CBB Bank
- Company type: Private company
- Traded as: OTCQX: CBBI
- Industry: Banking
- Founded: 2005; 21 years ago
- Headquarters: Los Angeles, California, United States
- Key people: James Hong, president and chief executive officer
- Revenue: $51.2 million (2016)
- Number of employees: 170 (2023)
- Parent: CBB Bancorp, Inc.
- Website: cbb-bank.com

= CBB Bank =

Korean American bank

CBB Bank is an American bank that operates in the states of California, Texas and Hawaii providing commercial and personal banking services to the Korean-American community. It owned by the holding company CBB Bancorp, Inc.

As of 2015, CBB Bank had 11 retail branches in California, Texas and Hawaii. It is one of five major Korean-American banks in the United States.

==History==
Commonwealth Business Bank, as well known as CBB Bank, was founded on March 9, 2005, in Los Angeles, California with only 20 employees and $23.1 million of capital. It had its first stock traded on March 21 of that same year. It got TARP CPP Redemption on July 22, 2013, and had total assets of over $1 billion as of July 31, 2017. On September 1, 2017, it formed CBB Bancorp.

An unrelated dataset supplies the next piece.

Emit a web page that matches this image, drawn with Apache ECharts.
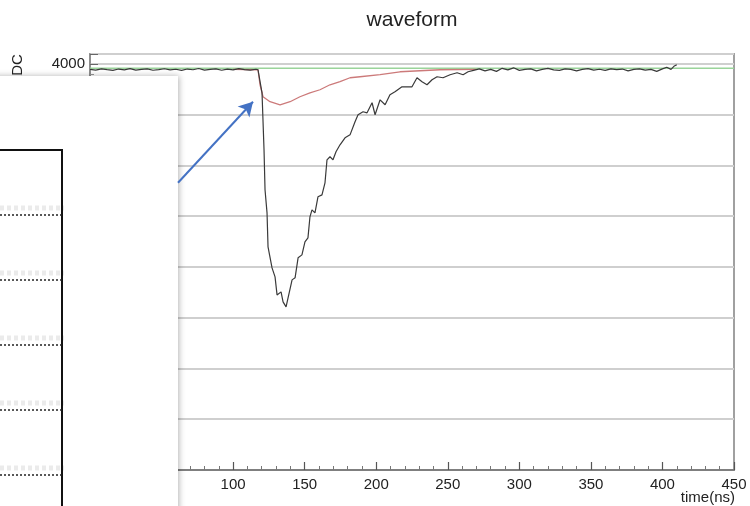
<!DOCTYPE html>
<html><head><meta charset="utf-8">
<script src="https://cdn.jsdelivr.net/npm/echarts@6/dist/echarts.min.js"></script>
<style>html,body{margin:0;padding:0;background:#fff}#c{width:750px;height:506px}</style>
</head><body><div id="c"></div>
<script>
const titleText = 'waveform';
const xName = 'time(ns)';
const yName = 'ADC';
const xTicks = [0, 450, 50];
const yTicks = [0, 4096, 500];

// black waveform (time in ns, ADC counts)
const waveTime = [0,4,8,12,16,20,24,28,32,36,40,44,48,52,56,60,64,68,72,76,80,84,88,92,96,100,104,108,112,116,
  117.4,120.2,121.6,122.3,123.7,124.4,127.2,129.3,130.7,133.5,134.9,137.0,138.4,141.2,143.3,145.4,148.1,150.2,152.3,153.7,155.1,157.2,159.3,162.1,164.2,165.6,167.7,169.8,171.9,174.7,178.2,181.7,185.2,187.3,190.8,193.6,197.1,199.2,202.7,206.2,209.6,213.1,218.0,221.5,225.0,228.5,232.0,235.5,239.0,242.5,246.7,251.6,256.5,260.7,264.2,
  268,272,276,280,284,288,292,296,300,304,308,312,316,320,324,328,332,336,340,344,348,352,356,360,364,368,372,376,380,384,388,392,396,400,403,406,408,410];
const waveAdc = [3945,3938,3950,3942,3935,3948,3940,3952,3937,3944,3949,3936,3943,3951,3939,3946,3934,3948,3941,3953,3938,3945,3950,3936,3947,3940,3952,3943,3937,3946,
  3941,3714,3153,2759,2532,2197,1990,1901,1724,1754,1655,1606,1695,1872,1892,2089,2118,2246,2286,2493,2562,2532,2690,2709,2828,3054,3084,3054,3133,3202,3271,3300,3429,3498,3527,3517,3616,3498,3645,3596,3695,3724,3773,3773,3773,3862,3823,3793,3842,3872,3862,3892,3911,3892,3921,
  3935,3950,3930,3945,3925,3955,3940,3960,3935,3945,3950,3930,3945,3955,3940,3935,3950,3945,3930,3945,3952,3938,3946,3935,3950,3942,3948,3930,3944,3950,3938,3945,3925,3950,3965,3945,3975,3990];

// red fitted / average pulse
const fitTime = [100,117.4,118.8,120.9,125.8,132.8,139.8,146.7,153.7,160.7,167.7,174.7,181.7,188.7,202.7,216.6,230.6,244.6,270];
const fitAdc  = [3945,3941,3793,3675,3626,3596,3626,3675,3714,3744,3793,3823,3862,3872,3892,3921,3931,3941,3945];

// green baseline
const baseTime = [0, 450];
const baseAdc  = [3955, 3955];

// arrow annotation (data coords)
const arrowFrom = [61.5, 2828];
const arrowTo   = [113.9, 3626];

const zip = (a, b) => a.map((v, i) => [v, b[i]]);
const font = 'Liberation Sans, Arial, sans-serif';

const chart = echarts.init(document.getElementById('c'));
chart.setOption({
  animation: false,
  backgroundColor: '#fff',
  grid: {left: 90, right: 16, top: 54, bottom: 36, show: true, borderColor: '#a0a0a0', borderWidth: 2},
  xAxis: {
    type: 'value', min: xTicks[0], max: xTicks[1], interval: xTicks[2],
    axisLine: {lineStyle: {color: '#666', width: 1.5}},
    axisTick: {inside: true, length: 8, lineStyle: {color: '#555', width: 1.2}},
    minorTick: {show: true, splitNumber: 5, length: 4, lineStyle: {color: '#777'}},
    splitLine: {show: false},
    axisLabel: {margin: 7, fontFamily: font, fontSize: 15, color: '#222', formatter: v => String(v)}
  },
  yAxis: {
    type: 'value', min: yTicks[0], max: yTicks[1], interval: yTicks[2],
    axisLine: {show: true, lineStyle: {color: '#888', width: 1.5}},
    axisTick: {inside: true, length: 8, lineStyle: {color: '#666'}},
    minorTick: {show: true, splitNumber: 5, length: 4, lineStyle: {color: '#999'}},
    splitLine: {show: true, lineStyle: {color: '#cfcfcf', width: 2}},
    axisLabel: {margin: 5, fontFamily: font, fontSize: 15, color: '#222', showMaxLabel: false, formatter: v => String(v)}
  },
  series: [
    {type: 'line', data: zip(baseTime, baseAdc), symbol: 'none', z: 2,
      lineStyle: {color: '#9ad49a', width: 1.5}},
    {type: 'line', data: zip(fitTime, fitAdc), symbol: 'none', z: 3,
      lineStyle: {color: '#cc7a7a', width: 1.3}},
    {type: 'line', data: zip(waveTime, waveAdc), symbol: 'none', z: 4,
      lineStyle: {color: '#3a3a3a', width: 1.2}},
    {type: 'line', data: [], z: 300, zlevel: 1,
      markLine: {
        silent: true, z: 300, symbol: ['none', 'arrow'], symbolSize: [12, 14],
        label: {show: false},
        lineStyle: {color: '#4472c4', width: 2, type: 'solid'},
        data: [[{coord: arrowFrom}, {coord: arrowTo}]]
      }}
  ],
  graphic: [
    {type: 'text', z: 1, x: 412, y: 10,
      style: {text: titleText, font: '21px ' + font, fill: '#222', textAlign: 'center', textVerticalAlign: 'top'}},
    {type: 'text', z: 1, x: 18, y: 70, rotation: Math.PI / 2,
      style: {text: yName, font: '15px ' + font, fill: '#222', textAlign: 'center', textVerticalAlign: 'middle'}},
    {type: 'text', z: 1, x: 735, y: 490,
      style: {text: xName, font: '15px ' + font, fill: '#222', textAlign: 'right', textVerticalAlign: 'top'}},
    {type: 'rect', z: 100, shape: {x: -10, y: 76, width: 188, height: 440},
      style: {fill: '#fff', shadowBlur: 6, shadowColor: 'rgba(0,0,0,0.3)', shadowOffsetX: 1}},
    {type: 'polyline', z: 101, shape: {points: [[0, 150], [62, 150], [62, 506]]},
      style: {stroke: '#111', lineWidth: 2, fill: null}},
    ...[215, 280, 345, 410, 475].flatMap(y => [
      {type: 'line', z: 101, shape: {x1: 0, y1: y - 7, x2: 64, y2: y - 7},
        style: {stroke: '#ebebeb', lineWidth: 5, lineDash: [4, 3]}},
      {type: 'line', z: 102, shape: {x1: 0, y1: y, x2: 62, y2: y},
        style: {stroke: '#222', lineWidth: 1.5, lineDash: [2, 2]}}
    ])
  ]
});
</script></body></html>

In February 2021 CBB Bancorp announced it was acquiring Honolulu-based Ohana Pacific bank and its two retail locations. The sale was completed in July of that year.

== Services ==
The bank offers retail banking services such as checking, installment, savings, money market, and certification of deposit accounts, as well as IRAs; business line of credit, term loans, trade finance, professional loans, business property loans, commercial real estate loans, and construction loans; SBA loans; and debit and credit cards. The company also provides treasury management, mobile and online banking, wire transfer, telephone banking, safe deposit box, and lockbox services.